Dundalk regrouped after the concession and applied pressure - the difference was they missed their first big chance.
It fell to lone striker McMillan, who fired over an empty net at the second attempt after his initial header from a Richie Towell cross was blocked. But the horror miss bred hope and they were then denied by a fine Sergei Chernik stop from a Dane Massey header.
BATE were taken aback as Dundalk advanced, with Towell and Daryl Horgan a menace.
They deserved the equaliser that came their way, even if it was created by an attempted BATE tackle on Horgan that sent the ball into the path of the grateful McMillan, who calmly slotted the ball under Chernik to atone for his earlier error.
Alas, within five minutes, the men in yellow had retained their advantage as a speculative effort from Evgeni Yablonski came off Shields to wrong-foot the helpless Rogers.
It meant that the Irishmen started the second half playing catch-up, with the movement of the tidy Igor Stasevich and Mikhail Gordeichuk BATE's main threat in general play. They were angry too, accusing Rodionov of a headbutt on Massey immediately after the fortuitous goal.
Rodionov, capped 46 times by Belarus, was furious with himself for an errant touch in a period before the hour mark where Dundalk rode their luck. He would have been through on goal with sharper application.

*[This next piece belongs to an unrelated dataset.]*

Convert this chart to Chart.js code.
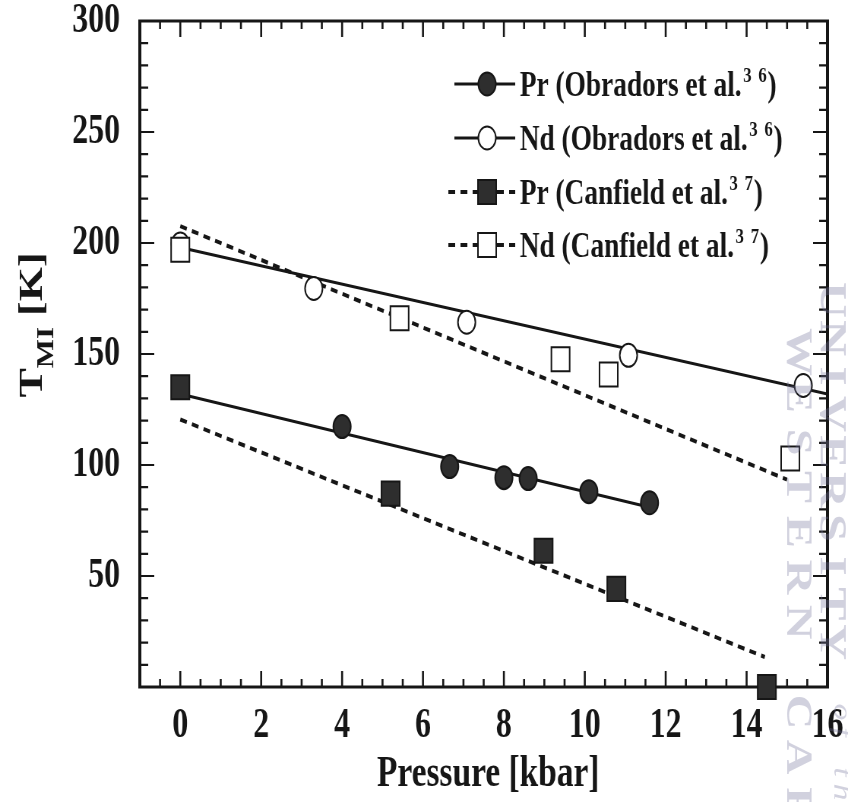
<!DOCTYPE html>
<html>
<head>
<meta charset="utf-8">
<script src="https://cdn.jsdelivr.net/npm/chart.js@4.4.1/dist/chart.umd.min.js"></script>
<style>
html,body{margin:0;padding:0;overflow:hidden;background:#fff;width:848px;height:802px;}
#wrap{position:absolute;left:0;top:0;width:1116px;height:802px;transform:scaleX(0.75986);transform-origin:0 0;}
</style>
</head>
<body>
<div id="wrap"><canvas id="c"></canvas></div>
<script>
// ---- data ----
const xPressureTicks = [0, 2, 4, 6, 8, 10, 12, 14, 16];
const yTempTicks = [50, 100, 150, 200, 250, 300];

const prObradorsP = [4.0, 6.66, 8.0, 8.6, 10.1, 11.6];
const prObradorsT = [117.3, 99.3, 94.3, 93.9, 88.0, 83.0];
const ndObradorsP = [0, 3.3, 7.08, 11.08, 15.4];
const ndObradorsT = [199.5, 179.5, 164.3, 149.4, 135.8];
const prCanfieldP = [0, 5.2, 8.98, 10.78, 14.5];
const prCanfieldT = [135, 87.1, 61.4, 44.2, 0];
const ndCanfieldP = [0, 5.42, 9.4, 10.59, 15.08];
const ndCanfieldT = [197, 166.1, 147.6, 140.8, 102.9];

// linear fits (end points)
const prObradorsFitP = [0, 11.6];
const prObradorsFitT = [132, 81];
const ndObradorsFitP = [0, 16];
const ndObradorsFitT = [198, 132];
const prCanfieldFitP = [0, 14.45];
const prCanfieldFitT = [120.5, 13.5];
const ndCanfieldFitP = [0, 15.0];
const ndCanfieldFitT = [207.6, 93.4];

const legendLabels = [
  ['Pr (Obradors et al.', '3', '6', ')'],
  ['Nd (Obradors et al.', '3', '6', ')'],
  ['Pr (Canfield et al.', '3', '7', ')'],
  ['Nd (Canfield et al.', '3', '7', ')']
];

function pts(xs, ys) { return xs.map((x, i) => ({ x: x, y: ys[i] })); }

const INK = '#161616';
const FILL = '#2e2e2e';
const SERIF = "'Liberation Serif', 'Times New Roman', serif";

function pointSet(label, xs, ys, style, filled, order) {
  return {
    label: label, data: pts(xs, ys), showLine: false, order: order, clip: false,
    pointStyle: style, pointRadius: style === 'rect' ? 17 : 11.5,
    pointHoverRadius: style === 'rect' ? 17 : 11.5,
    pointBorderWidth: 2, pointBorderColor: INK,
    pointBackgroundColor: filled ? FILL : '#ffffff'
  };
}
function fitSet(label, xs, ys, dashed, order) {
  return {
    label: label, data: pts(xs, ys), showLine: true, order: order,
    borderColor: INK, borderWidth: dashed ? 4 : 3, borderDash: dashed ? [9, 7] : [],
    pointRadius: 0, pointHoverRadius: 0, fill: false, tension: 0
  };
}

const legendStyles = [
  { style: 'circle', filled: true, dashed: false },
  { style: 'circle', filled: false, dashed: false },
  { style: 'rect', filled: true, dashed: true },
  { style: 'rect', filled: false, dashed: true }
];

function drawMarker(ctx, style, filled, x, y) {
  ctx.save();
  ctx.lineWidth = 2;
  ctx.strokeStyle = INK;
  ctx.fillStyle = filled ? FILL : '#ffffff';
  ctx.setLineDash([]);
  ctx.beginPath();
  if (style === 'circle') ctx.arc(x, y, 11.5, 0, Math.PI * 2);
  else ctx.rect(x - 12, y - 12, 24, 24);
  ctx.fill();
  ctx.stroke();
  ctx.restore();
}

const framePlugin = {
  id: 'frame',
  beforeDatasetsDraw(chart) {
    const ctx = chart.ctx, a = chart.chartArea;
    const xs = chart.scales.x, ys = chart.scales.y;
    ctx.save();
    ctx.strokeStyle = INK;
    ctx.lineCap = 'butt';
    ctx.lineWidth = 2.6;
    for (let v = xs.min; v <= xs.max + 1e-9; v += 0.5) {
      const px = xs.getPixelForValue(v);
      const major = xPressureTicks.includes(v);
      const len = major ? 16 : 8;
      ctx.beginPath();
      ctx.moveTo(px, a.bottom); ctx.lineTo(px, a.bottom - len);
      ctx.moveTo(px, a.top); ctx.lineTo(px, a.top + len);
      ctx.stroke();
    }
    ctx.lineWidth = 2.2;
    for (let v = ys.min; v <= ys.max + 1e-9; v += 10) {
      const py = ys.getPixelForValue(v);
      const major = (v % 50) === 0;
      const len = major ? 19 : 11;
      ctx.beginPath();
      ctx.moveTo(a.left, py); ctx.lineTo(a.left + len, py);
      ctx.moveTo(a.right, py); ctx.lineTo(a.right - len, py);
      ctx.stroke();
    }
    ctx.lineWidth = 3;
    ctx.beginPath();
    ctx.moveTo(a.left - 2, a.top); ctx.lineTo(a.right + 2, a.top);
    ctx.moveTo(a.left - 2, a.bottom); ctx.lineTo(a.right + 2, a.bottom);
    ctx.stroke();
    ctx.lineWidth = 4;
    ctx.beginPath();
    ctx.moveTo(a.left, a.top); ctx.lineTo(a.left, a.bottom);
    ctx.moveTo(a.right, a.top); ctx.lineTo(a.right, a.bottom);
    ctx.stroke();
    ctx.restore();
  }
};

function vtext(ctx, str, xBase, yStart, adv) {
  for (let i = 0; i < str.length; i++) {
    const ch = str[i];
    if (ch === ' ') continue;
    ctx.save();
    ctx.translate(xBase, yStart + i * adv);
    ctx.rotate(Math.PI / 2);
    ctx.textAlign = 'center';
    ctx.textBaseline = 'alphabetic';
    ctx.fillText(ch, 0, 0);
    ctx.restore();
  }
}

const textPlugin = {
  id: 'texts',
  afterDraw(chart) {
    const ctx = chart.ctx, a = chart.chartArea;
    ctx.save();
    ctx.fillStyle = INK;
    // x title
    ctx.font = 'bold 44px ' + SERIF;
    ctx.textAlign = 'center';
    ctx.textBaseline = 'alphabetic';
    ctx.fillText('Pressure [kbar]', (a.left + a.right) / 2 + 6, 786);

    // y title with subscript
    ctx.save();
    ctx.translate(55, 325);
    ctx.rotate(-Math.PI / 2);
    ctx.textAlign = 'left';
    const fBig = 'bold 44px ' + SERIF, fSub = 'bold 31px ' + SERIF;
    ctx.font = fBig; const wT = ctx.measureText('T').width;
    const wK = ctx.measureText(' [K]').width;
    ctx.font = fSub; const wMI = ctx.measureText('MI').width;
    let x0 = -(wT + wMI + wK) / 2;
    ctx.font = fBig; ctx.fillText('T', x0, 0);
    ctx.font = fSub; ctx.fillText('MI', x0 + wT, 15);
    ctx.font = fBig; ctx.fillText(' [K]', x0 + wT + wMI, 0);
    ctx.restore();

    // legend
    const rows = [84, 138, 192, 245];
    rows.forEach((ry, i) => {
      const st = legendStyles[i];
      ctx.save();
      ctx.strokeStyle = INK;
      ctx.lineWidth = st.dashed ? 4 : 3;
      ctx.setLineDash(st.dashed ? [9, 7] : []);
      ctx.beginPath();
      ctx.moveTo(st.dashed ? 590 : 598, ry); ctx.lineTo(678, ry);
      ctx.stroke();
      ctx.restore();
      drawMarker(ctx, st.style, st.filled, 641, ry);
      const lab = legendLabels[i];
      ctx.textAlign = 'left';
      ctx.font = 'bold 36px ' + SERIF;
      let tx = 684;
      ctx.fillText(lab[0], tx, ry + 12);
      tx += ctx.measureText(lab[0]).width + 2;
      ctx.font = 'bold 22px ' + SERIF;
      ctx.fillText(lab[1], tx, ry - 2);
      tx += ctx.measureText(lab[1]).width + 9;
      ctx.fillText(lab[2], tx, ry - 2);
      tx += ctx.measureText(lab[2]).width + 1;
      ctx.font = 'bold 36px ' + SERIF;
      ctx.fillText(lab[3], tx, ry + 12);
    });

    // faint scan watermark
    ctx.fillStyle = 'rgba(115,115,155,0.33)';
    ctx.font = 'bold 50px ' + SERIF;
    vtext(ctx, 'UNIVERSITY', 1080, 300, 38);
    ctx.font = 'italic 34px ' + SERIF;
    vtext(ctx, 'of the', 1098, 712, 20);
    ctx.font = 'bold 48px ' + SERIF;
    vtext(ctx, 'WESTERN CAPE', 1036, 352, 45);
    ctx.restore();
  }
};

const tickFont = { family: SERIF, size: 42, weight: 'bold', lineHeight: 1 };

new Chart(document.getElementById('c'), {
  type: 'scatter',
  data: {
    datasets: [
      pointSet('Nd (Canfield et al.)', ndCanfieldP, ndCanfieldT, 'rect', false, 0),
      pointSet('Pr (Canfield et al.)', prCanfieldP, prCanfieldT, 'rect', true, 0),
      pointSet('Nd (Obradors et al.)', ndObradorsP, ndObradorsT, 'circle', false, 1),
      pointSet('Pr (Obradors et al.)', prObradorsP, prObradorsT, 'circle', true, 1),
      fitSet('Pr Obradors fit', prObradorsFitP, prObradorsFitT, false, 3),
      fitSet('Nd Obradors fit', ndObradorsFitP, ndObradorsFitT, false, 3),
      fitSet('Pr Canfield fit', prCanfieldFitP, prCanfieldFitT, true, 3),
      fitSet('Nd Canfield fit', ndCanfieldFitP, ndCanfieldFitT, true, 3)
    ]
  },
  options: {
    responsive: true,
    maintainAspectRatio: false,
    animation: false,
    events: [],
    layout: { padding: { top: 21, right: 27, left: 0, bottom: 0 } },
    plugins: { legend: { display: false }, tooltip: { enabled: false } },
    scales: {
      x: {
        type: 'linear', min: -1, max: 16,
        grid: { display: false }, border: { display: false },
        afterBuildTicks: s => { s.ticks = xPressureTicks.map(v => ({ value: v })); },
        afterFit: s => { s.height = 115; s.paddingLeft = 0; s.paddingRight = 0; },
        ticks: { font: tickFont, color: INK, padding: 10, maxRotation: 0, autoSkip: false,
                 callback: v => String(v) }
      },
      y: {
        type: 'linear', min: 0, max: 300,
        grid: { display: false }, border: { display: false },
        afterBuildTicks: s => { s.ticks = yTempTicks.map(v => ({ value: v })); },
        afterFit: s => { s.width = 184; s.paddingTop = 0; s.paddingBottom = 0; },
        ticks: { font: tickFont, color: INK, padding: 18, autoSkip: false,
                 callback: v => String(v) }
      }
    }
  },
  plugins: [framePlugin, textPlugin]
});
</script>
</body>
</html>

Towell was also guilty of fluffing his lines from a Massey centre, but Dundalk adventure was leaving gaps and a set-piece arising from a break culminated with Rogers stopping a Nemanja Milunovic header.
Boyle was called into action for a last-ditch stop as the Belarusians pressed again.
As the clock ticked into the final quarter, Dundalk tightened up as signs of fatigue crept in. Finn came off the bench for a rare taste of life as a lone striker with McMillan called ashore.
"We felt the first half score wasn't a reflection of the game," said Kenny, "The second half was different. BATE were in the ascendency without having any real clear-cut chances."
Timely interceptions from Sean Gannon and solid keeping from Rogers kept BATE at bay; there were whistles from the stands as a series of Dundalk injuries slowed play down, with the imperious Stephen O'Donnell emptying the gas tank. He was exceptional.